-- The exercise --
The data below should be printed in full, exactly, and without any of its images.

## begin Raw data

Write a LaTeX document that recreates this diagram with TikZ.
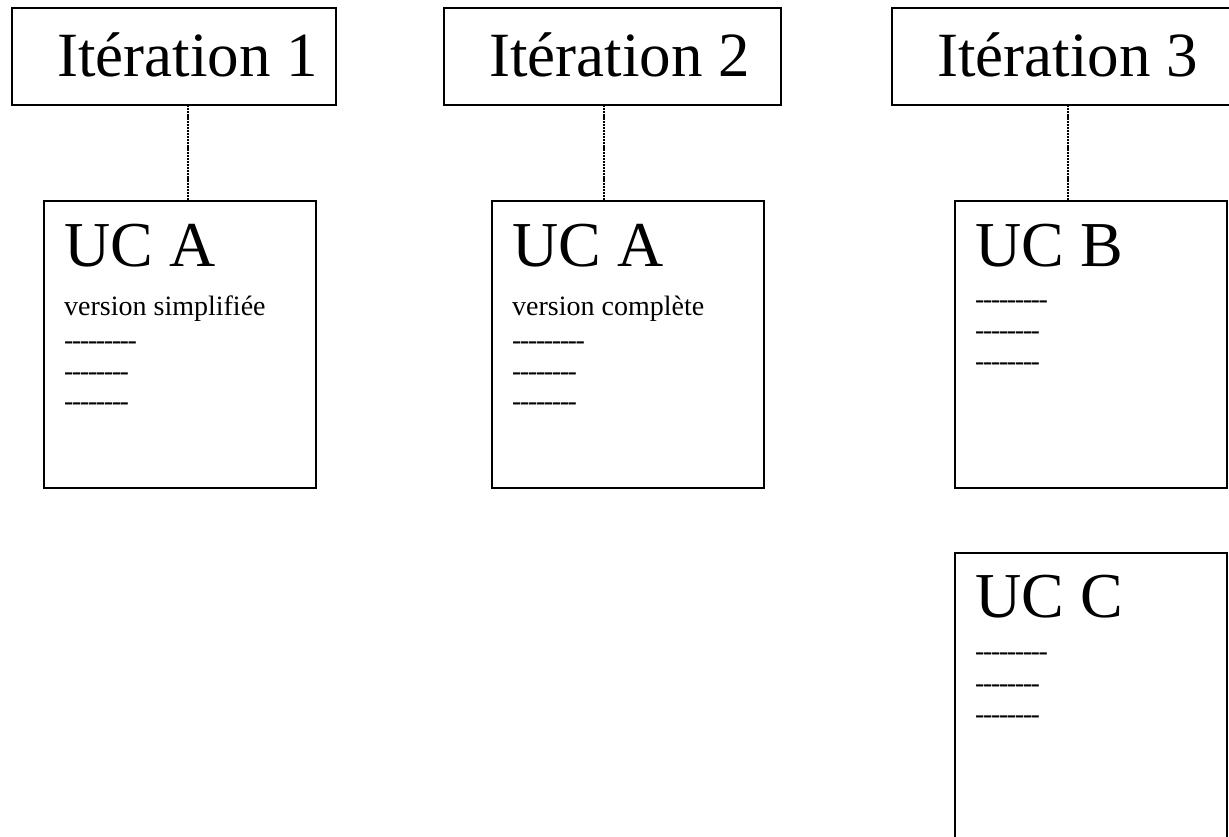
\documentclass[tikz,border=0pt]{standalone}
\usepackage{fontspec}
\setmainfont{Liberation Serif}
% a hyphen followed by a small kern: keeps rows of hyphens apart (no en-dash ligature) and tight
\newcommand\hy{-\kern-1.4pt}
\newcommand\dashnine{\hy\hy\hy\hy\hy\hy\hy\hy\hy}
\newcommand\dasheight{\hy\hy\hy\hy\hy\hy\hy\hy}
\tikzset{
  framebox/.style={draw, line width=2pt, inner sep=0pt, outer sep=0pt, anchor=north west},
  itertext/.style={inner sep=0pt, anchor=base west, font=\fontsize{63}{70}\selectfont},
  uctitle/.style={inner sep=0pt, anchor=base west, font=\fontsize{64}{70}\selectfont},
  uctext/.style={inner sep=0pt, anchor=base west, font=\fontsize{28}{32}\selectfont},
  link/.style={line width=2.6pt, dash pattern=on 2.2pt off 0.9pt},
}
\begin{document}
\begin{tikzpicture}[x=1pt, y=-1pt]
\useasboundingbox (0,0) rectangle (1229,836);

% iteration headers
\node[framebox, minimum width=324pt, minimum height=97pt] (it1) at (12,8) {};
\node[framebox, minimum width=337pt, minimum height=97pt] (it2) at (444,8) {};
\node[framebox, minimum width=340pt, minimum height=97pt] (it3) at (892,8) {};
\node[itertext] (it1t) at (57,76) {Itération 1};
\node[itertext] (it2t) at (489,76) {Itération 2};
\node[itertext] (it3t) at (937,76) {Itération 3};

% use-case cards
\node[framebox, minimum width=272pt, minimum height=287pt] (uca1) at (44,201) {};
\node[framebox, minimum width=272pt, minimum height=287pt] (uca2) at (492,201) {};
\node[framebox, minimum width=272pt, minimum height=287pt] (ucb) at (955,201) {};
\node[framebox, minimum width=272pt, minimum height=300pt] (ucc) at (955,553) {};

% card contents
\node[uctitle] (uca1t) at (64,266) {UC A};
\node[uctext] (uca1v) at (64,315) {version simplifiée};
\node[uctext] (uca1d1) at (64,349) {\dashnine};
\node[uctext] (uca1d2) at (64,380) {\dasheight};
\node[uctext] (uca1d3) at (64,410) {\dasheight};

\node[uctitle] (uca2t) at (512,266) {UC A};
\node[uctext] (uca2v) at (512,315) {version complète};
\node[uctext] (uca2d1) at (512,349) {\dashnine};
\node[uctext] (uca2d2) at (512,380) {\dasheight};
\node[uctext] (uca2d3) at (512,410) {\dasheight};

\node[uctitle] (ucbt) at (975,266) {UC B};
\node[uctext] (ucbd1) at (975,308) {\dashnine};
\node[uctext] (ucbd2) at (975,339) {\dasheight};
\node[uctext] (ucbd3) at (975,370) {\dasheight};

\node[uctitle] (ucct) at (975,617) {UC C};
\node[uctext] (uccd1) at (975,660) {\dashnine};
\node[uctext] (uccd2) at (975,692) {\dasheight};
\node[uctext] (uccd3) at (975,723) {\dasheight};

% dotted links from each iteration to its first card
\draw[link] (it1.south -| 188,0) -- (uca1.north -| 188,0);
\draw[link] (it2.south -| 604,0) -- (uca2.north -| 604,0);
\draw[link] (it3.south -| 1068,0) -- (ucb.north -| 1068,0);
\end{tikzpicture}
\end{document}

## end Raw data

-- Response for this exercise --
Write a LaTeX document that recreates this diagram with TikZ.
\documentclass[tikz,border=0pt]{standalone}
\usepackage{fontspec}
\setmainfont{Liberation Serif}
% a hyphen followed by a small kern: keeps rows of hyphens apart (no en-dash ligature) and tight
\newcommand\hy{-\kern-1.4pt}
\newcommand\dashnine{\hy\hy\hy\hy\hy\hy\hy\hy\hy}
\newcommand\dasheight{\hy\hy\hy\hy\hy\hy\hy\hy}
\tikzset{
  framebox/.style={draw, line width=2pt, inner sep=0pt, outer sep=0pt, anchor=north west},
  itertext/.style={inner sep=0pt, anchor=base west, font=\fontsize{63}{70}\selectfont},
  uctitle/.style={inner sep=0pt, anchor=base west, font=\fontsize{64}{70}\selectfont},
  uctext/.style={inner sep=0pt, anchor=base west, font=\fontsize{28}{32}\selectfont},
  link/.style={line width=2.6pt, dash pattern=on 2.2pt off 0.9pt},
}
\begin{document}
\begin{tikzpicture}[x=1pt, y=-1pt]
\useasboundingbox (0,0) rectangle (1229,836);

% iteration headers
\node[framebox, minimum width=324pt, minimum height=97pt] (it1) at (12,8) {};
\node[framebox, minimum width=337pt, minimum height=97pt] (it2) at (444,8) {};
\node[framebox, minimum width=340pt, minimum height=97pt] (it3) at (892,8) {};
\node[itertext] (it1t) at (57,76) {Itération 1};
\node[itertext] (it2t) at (489,76) {Itération 2};
\node[itertext] (it3t) at (937,76) {Itération 3};

% use-case cards
\node[framebox, minimum width=272pt, minimum height=287pt] (uca1) at (44,201) {};
\node[framebox, minimum width=272pt, minimum height=287pt] (uca2) at (492,201) {};
\node[framebox, minimum width=272pt, minimum height=287pt] (ucb) at (955,201) {};
\node[framebox, minimum width=272pt, minimum height=300pt] (ucc) at (955,553) {};

% card contents
\node[uctitle] (uca1t) at (64,266) {UC A};
\node[uctext] (uca1v) at (64,315) {version simplifiée};
\node[uctext] (uca1d1) at (64,349) {\dashnine};
\node[uctext] (uca1d2) at (64,380) {\dasheight};
\node[uctext] (uca1d3) at (64,410) {\dasheight};

\node[uctitle] (uca2t) at (512,266) {UC A};
\node[uctext] (uca2v) at (512,315) {version complète};
\node[uctext] (uca2d1) at (512,349) {\dashnine};
\node[uctext] (uca2d2) at (512,380) {\dasheight};
\node[uctext] (uca2d3) at (512,410) {\dasheight};

\node[uctitle] (ucbt) at (975,266) {UC B};
\node[uctext] (ucbd1) at (975,308) {\dashnine};
\node[uctext] (ucbd2) at (975,339) {\dasheight};
\node[uctext] (ucbd3) at (975,370) {\dasheight};

\node[uctitle] (ucct) at (975,617) {UC C};
\node[uctext] (uccd1) at (975,660) {\dashnine};
\node[uctext] (uccd2) at (975,692) {\dasheight};
\node[uctext] (uccd3) at (975,723) {\dasheight};

% dotted links from each iteration to its first card
\draw[link] (it1.south -| 188,0) -- (uca1.north -| 188,0);
\draw[link] (it2.south -| 604,0) -- (uca2.north -| 604,0);
\draw[link] (it3.south -| 1068,0) -- (ucb.north -| 1068,0);
\end{tikzpicture}
\end{document}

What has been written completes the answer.